親からの親身なアドバイスが「子どもの諦めやすさ」を高めてしまう危険性
新しいことにチャレンジさせようと思っても、「自分にはできない!」とすぐに諦めてしまう...。そんな子にも何とか取り組んでもらおうと、手を尽くしている親御さんは多いでしょう。しかし良かれと思ってした手助けでも、逆効果になっている可能性があります。現役小学校教諭であり、継続アカデミー塾長としても活躍するぞう先生が語ります。 【マンガ】「集中力が高い子ほど、乳幼児期に体験している「フロー状態」とは? ※本稿は、ぞう先生著 『うちの子、脱・三日坊主宣言!』(総合法令出版)から一部抜粋・編集したものです。
すぐあきらめる子ども
体育の授業で「後転」をしていました。マットの上でしゃがんで後ろ向きにくるっと回る技です。手本を見せてから、練習開始です。みんな見よう見まねで練習をしています。 そんな中、よく見てみると練習を一回やっただけでもうあきらめてしまい、見ているだけの子がいます。
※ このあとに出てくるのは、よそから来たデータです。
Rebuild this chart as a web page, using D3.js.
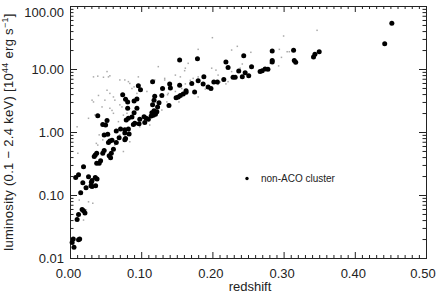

当たり前ですがこれではなかなか上達しません。 すぐにあきらめてしまう理由は一つではありませんが、これだけは早く直しておきたいというものがあります。 それは、失敗したくないという理由です。お手本のようにできない自分がはずかしい。かっこ悪い。失敗したら笑われそう。だから失敗したくない。そういった気持ちが行動にブレーキをかけてしまうのです。では、どうすればそのような考えが払拭できるのでしょうか? まず、失敗してもいい雰囲気作りから始めます。具体的には、このようにします。 ●失敗しても責めない ●失敗を笑わない ●失敗してもすぐアドバイスしない 詳しく見ていきましょう。
失敗しても責めない
子どもはよく失敗をします。一回や二回ならまだ許せるのですが、何度も同じ失敗をすることがあります。そんなときに親が言ってはいけないNGワードがあります。それはこちらです。 「どうしてうまくいかないの?」 親としてはできない理由を聞くことで、改善点に気づいてほしいという気持ちなのだと思います。しかし、この聞き方には注意が必要です。なぜなら、子どもからしたら責められているような気になることがあるからです。 仮に、言葉の通り受け取ったとしてもできない理由を言葉にすることで、自分を否定的に見てしまう可能性もあり、そのためにやる気をなくしてしまうこともあります。 叱られたり、失望されたりするのではないかという不安がある場合、子どもは本音を話しにくくなります。 失敗を子どもの成長の機会と捉え、一緒に課題を解決していくために最適な質問があります。 「どの部分が難しかった?」 「どうすればできるようになると思う?」 このように聞くことで、建設的な意見をお互いに言えるようになります。また、自分の頭で考える力がつきます。これをくり返していくと、子どもは失敗を少しずつ受け入れられるようになります。